Monitorday.com – Perdebatan mengenai sahnya taubat dari perbuatan zina tanpa menjalani hukuman had—baik rajam bagi yang sudah menikah maupun dera bagi yang belum menikah—masih menjadi sorotan di kalangan ulama dan masyarakat Muslim. Isu ini krusial mengingat variasi penerapan hukum pidana Islam di berbagai negara, sehingga memunculkan pertanyaan esensial tentang penerimaan taubat bagi pelaku yang tidak dikenakan sanksi fisik sesuai syariat.

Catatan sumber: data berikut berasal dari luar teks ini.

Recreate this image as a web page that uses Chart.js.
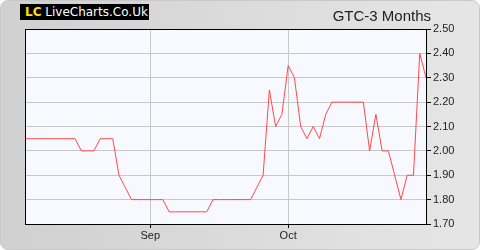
<!DOCTYPE html>
<html>
<head>
<meta charset="utf-8">
<script src="https://cdn.jsdelivr.net/npm/chart.js@4/dist/chart.umd.min.js"></script>
<style>
  html, body { margin: 0; padding: 0; background: #fff; }
  #wrap {
    position: relative; width: 478px; height: 248px;
    border: 1px solid #c9c9c9; border-radius: 8px;
    background: linear-gradient(to right, #d0d0d0, #e6e6e6);
    overflow: hidden;
  }
  #logo {
    position: absolute; left: 19px; top: 3px; width: 129px; height: 16px;
    background: #000; color: #fff; font: 12px "DejaVu Sans", sans-serif;
    line-height: 16px; white-space: nowrap; padding-left: 5px; box-sizing: border-box;
  }
  #logo b { color: #ffe000; }
  #title {
    position: absolute; right: 48px; top: 6px;
    font: 15px "Liberation Sans", Arial, sans-serif; color: #222;
  }
  canvas { position: absolute; left: -1px; top: -1px; }
</style>
</head>
<body>
<div id="wrap">
  <canvas id="gtcChart" width="480" height="250"></canvas>
  <div id="logo"><b>LC</b> LiveCharts.Co.Uk</div>
  <div id="title">GTC-3 Months</div>
</div>
<script>
// daily closes, oldest first (65 trading days)
const prices = [
  2.05, 2.05, 2.05, 2.05, 2.05, 2.05, 2.05, 2.05, 2.05, 2.00,
  2.00, 2.00, 2.05, 2.05, 2.05, 1.90, 1.85, 1.80, 1.80, 1.80,
  1.80, 1.80, 1.80, 1.75, 1.75, 1.75, 1.75, 1.75, 1.75, 1.75,
  1.80, 1.80, 1.80, 1.80, 1.80, 1.80, 1.80, 1.85, 1.90, 2.25,
  2.10, 2.15, 2.35, 2.30, 2.10, 2.05, 2.10, 2.05, 2.15, 2.20,
  2.20, 2.20, 2.20, 2.20, 2.20, 2.00, 2.15, 2.00, 2.00, 1.90,
  1.80, 1.90, 1.90, 2.40, 2.30
];
const monthTicks = [20, 42];        // index of first trading day in month
const monthLabels = ['Sep', 'Oct'];
const yMin = 1.70, yMax = 2.50, yStep = 0.10;

const font = { family: '"Liberation Sans", Arial, sans-serif', size: 11 };

// plot background and frame
const plotFrame = {
  id: 'plotFrame',
  beforeDraw(chart) {
    const { ctx, chartArea: a } = chart;
    ctx.save();
    ctx.fillStyle = '#f8f9ff';
    ctx.fillRect(a.left, a.top, a.right - a.left, a.bottom - a.top);
    ctx.restore();
  },
  afterDraw(chart) {
    const { ctx, chartArea: a } = chart;
    ctx.save();
    ctx.strokeStyle = '#000';
    ctx.lineWidth = 1;
    ctx.strokeRect(Math.round(a.left) + 0.5, Math.round(a.top) + 0.5,
      Math.round(a.right - a.left), Math.round(a.bottom - a.top));
    ctx.restore();
  }
};

new Chart(document.getElementById('gtcChart').getContext('2d'), {
  type: 'line',
  data: {
    datasets: [{
      data: prices.map((p, i) => ({ x: i, y: p })),
      borderColor: '#ff4a4a',
      borderWidth: 1,
      pointRadius: 0,
      tension: 0,
      fill: false
    }]
  },
  options: {
    responsive: false,
    animation: false,
    layout: { padding: { left: 25, top: 29, right: 0, bottom: 0 } },
    scales: {
      x: {
        type: 'linear',
        min: 0,
        max: prices.length - 1,
        afterBuildTicks: axis => { axis.ticks = monthTicks.map(v => ({ value: v })); },
        afterFit: axis => { axis.height = 26; },
        ticks: {
          autoSkip: false,
          maxRotation: 0,
          padding: 1,
          color: '#222',
          font: font,
          callback: (v) => monthLabels[monthTicks.indexOf(v)]
        },
        grid: { color: '#c8c8c8', tickColor: '#000', tickLength: 4 },
        border: { color: '#000' }
      },
      y: {
        position: 'right',
        min: yMin,
        max: yMax,
        afterFit: axis => { axis.width = 54; },
        ticks: {
          stepSize: yStep,
          padding: 2,
          color: '#222',
          font: font,
          callback: v => v.toFixed(2)
        },
        grid: { color: '#c8c8c8', tickColor: '#000', tickLength: 5 },
        border: { color: '#000' }
      }
    },
    plugins: {
      legend: { display: false },
      tooltip: { enabled: false }
    }
  },
  plugins: [plotFrame]
});
</script>
</body>
</html>
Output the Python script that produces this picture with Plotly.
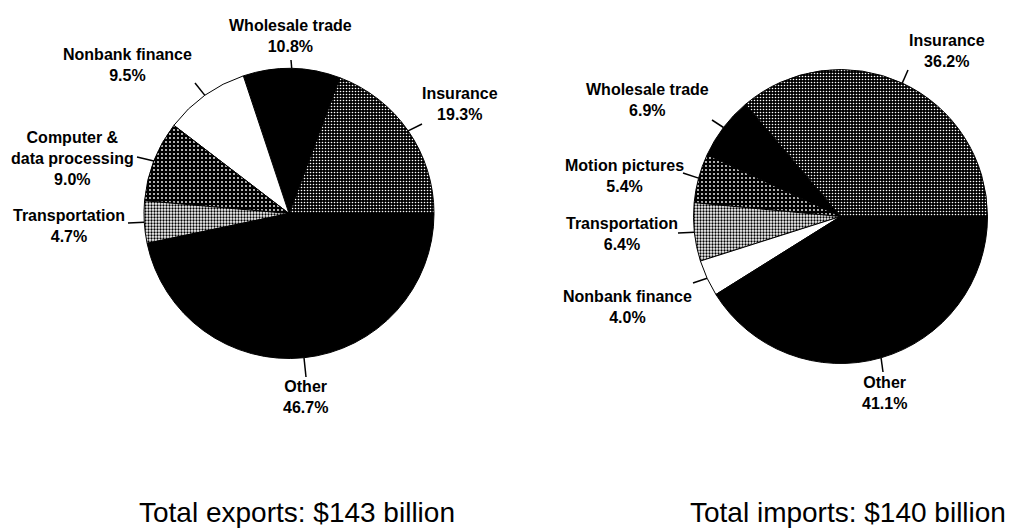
import math
import plotly.graph_objects as go

# ---- data -------------------------------------------------------------
export_categories = ["Insurance", "Wholesale trade", "Nonbank finance",
                     "Computer &<br>data processing", "Transportation", "Other"]
export_shares = [19.3, 10.8, 9.5, 9.0, 4.7, 46.7]

import_categories = ["Insurance", "Wholesale trade", "Motion pictures",
                     "Transportation", "Nonbank finance", "Other"]
import_shares = [36.2, 6.9, 5.4, 6.4, 4.0, 41.1]

total_labels = ["Total exports", "Total imports"]
totals_billion = [143, 140]

# ---- canvas / layout constants (pixels) --------------------------------
W, H = 1022, 532
FONT = "Liberation Sans, Arial, Helvetica, sans-serif"

# halftone fills per category
FILLS = {
    "Insurance":       dict(color="#4a4a4a", shape=".", fg="white", bg="black", size=3, sol=0.24),
    "Wholesale trade": dict(color="black", shape="", fg="black", bg="black", size=3, sol=0.3),
    "Nonbank finance": dict(color="white", shape="", fg="white", bg="white", size=3, sol=0.3),
    "Computer &<br>data processing": dict(color="#262626", shape=".", fg="white", bg="black", size=4, sol=0.16),
    "Motion pictures": dict(color="#262626", shape=".", fg="white", bg="black", size=4, sol=0.16),
    "Transportation":  dict(color="#bbbbbb", shape=".", fg="black", bg="white", size=3, sol=0.45),
    "Other":           dict(color="black", shape="", fg="black", bg="black", size=3, sol=0.3),
}

pies = [
    dict(cats=export_categories, vals=export_shares, cx=289, cy=213.5, r=145,
         labels=[(460, 104), (290, 36), (127, 65), (72, 158), (69, 226), (305, 397)],
         elbows=[(422, 124), (291, 60), (195, 83), (137, 157), (128, 223), (306, 377)],
         title_x=297),
    dict(cats=import_categories, vals=import_shares, cx=840.5, cy=216.5, r=147,
         labels=[(947, 51), (647, 100), (624, 176), (622, 234), (627, 307), (884, 393)],
         elbows=[(908, 70), (712, 120), (683, 173), (678, 233), (693, 283), (883, 372)],
         title_x=848),
]


def px(x):
    return x / W


def py(y):
    return 1 - y / H


fig = go.Figure()
shapes = []
annotations = []

for i, p in enumerate(pies):
    cats, vals = p["cats"], p["vals"]
    total = sum(vals)
    f = [FILLS[c] for c in cats]
    # plotly places the first counterclockwise slice ending at `rotation`;
    # shift it so the first slice starts at 3 o'clock and runs upward
    rot = 90 - 360.0 * vals[0] / total
    fig.add_trace(go.Pie(
        labels=cats,
        values=vals,
        sort=False,
        direction="counterclockwise",
        rotation=rot,
        textinfo="none",
        hoverinfo="label+percent",
        showlegend=False,
        domain=dict(x=[px(p["cx"] - p["r"]), px(p["cx"] + p["r"])],
                    y=[py(p["cy"] + p["r"]), py(p["cy"] - p["r"])]),
        marker=dict(
            colors=[d["color"] for d in f],
            line=dict(color="black", width=1),
            pattern=dict(
                shape=[d["shape"] for d in f],
                fgcolor=[d["fg"] for d in f],
                bgcolor=[d["bg"] for d in f],
                size=[d["size"] for d in f],
                solidity=[d["sol"] for d in f],
                fillmode="replace",
            ),
        ),
    ))

    # slice labels with leader lines from the rim at each slice's mid-angle
    start = 0.0
    for j, (cat, v) in enumerate(zip(cats, vals)):
        mid = math.radians((start + v / 2) / total * 360.0)
        start += v
        rx = p["cx"] + p["r"] * math.cos(mid)
        ry = p["cy"] - p["r"] * math.sin(mid)
        ex, ey = p["elbows"][j]
        shapes.append(dict(type="line", xref="paper", yref="paper",
                           x0=px(rx), y0=py(ry), x1=px(ex), y1=py(ey),
                           line=dict(color="black", width=1.5)))
        lx, ly = p["labels"][j]
        annotations.append(dict(
            x=px(lx), y=py(ly), xref="paper", yref="paper",
            xanchor="center", yanchor="middle", showarrow=False,
            text=f"<b>{cat}<br>{v:.1f}%</b>", align="center",
            font=dict(family=FONT, size=16, color="black"),
        ))

    annotations.append(dict(
        x=px(p["title_x"]), y=py(512), xref="paper", yref="paper",
        xanchor="center", yanchor="middle", showarrow=False,
        text=f"{total_labels[i]}: ${totals_billion[i]} billion",
        font=dict(family=FONT, size=28, color="black"),
    ))

fig.update_layout(
    width=W, height=H,
    margin=dict(l=0, r=0, t=0, b=0),
    paper_bgcolor="white",
    plot_bgcolor="white",
    shapes=shapes,
    annotations=annotations,
)

fig.write_html("out.html")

Polemik ini mencakup dua skenario utama dalam syariat Islam: ketika perbuatan zina terungkap dan diketahui oleh pemerintah atau otoritas melalui empat saksi atau pengakuan sukarela pelaku, serta ketika perbuatan tersebut tetap tersembunyi. Dalam skenario pertama, mayoritas ulama sepakat bahwa hukuman had wajib ditegakkan sebagai konsekuensi duniawi atas perbuatan tersebut.
Salah satu pandangan kuat menyatakan bahwa hukuman had wajib ditegakkan, bahkan jika pelaku telah bertaubat, terutama bila perbuatan itu telah diakui atau terbukti. Pandangan ini, dianut oleh mazhab Hanafiyah, Malikiyah, Dhahiriyah, dan sebagian Syafi’iyah, berargumen bahwa hukuman tersebut berfungsi sebagai pembersih dosa di dunia dan bentuk kaffarah.
“Barangsiapa memberitahukan perbuatannya kepada kami, maka akan kami tegakkan atasnya hukum Allah,” demikian sabda Rasulullah ﷺ sebagaimana diriwayatkan Zaid bin Aslam, menegaskan konsekuensi pengakuan perbuatan zina.
Di sisi lain, mazhab Hanabilah dan sebagian ulama Syafi’iyah berpendapat bahwa taubat yang dilakukan sebelum perbuatan zina diketahui oleh pemerintah atau sebelum hukuman had ditegakkan akan menggugurkan hukuman tersebut. Mereka berpegang pada ayat-ayat Al-Quran yang mengisyaratkan pengampunan bagi mereka yang bertaubat dan memperbaiki diri.
“Kemudian jika keduanya bertaubat dan memperbaiki diri, maka biarkanlah mereka. Sesungguhnya Allah Maha Penerima taubat lagi Maha Penyayang,” bunyi QS An Nisa’: 16, yang sering dijadikan dasar argumen ini, menunjukkan adanya anjuran untuk berpaling dari mereka yang telah bertaubat. Pandangan ini juga didukung oleh prinsip menjaga kerahasiaan dosa dan anjuran untuk tidak menceritakan perbuatan maksiat kepada orang lain. Dengan demikian, taubat nasuha (taubat sungguh-sungguh) diharapkan diterima Allah SWT tanpa perlu menjalani hukuman fisik di dunia, terutama jika perbuatan tersebut tidak diketahui publik.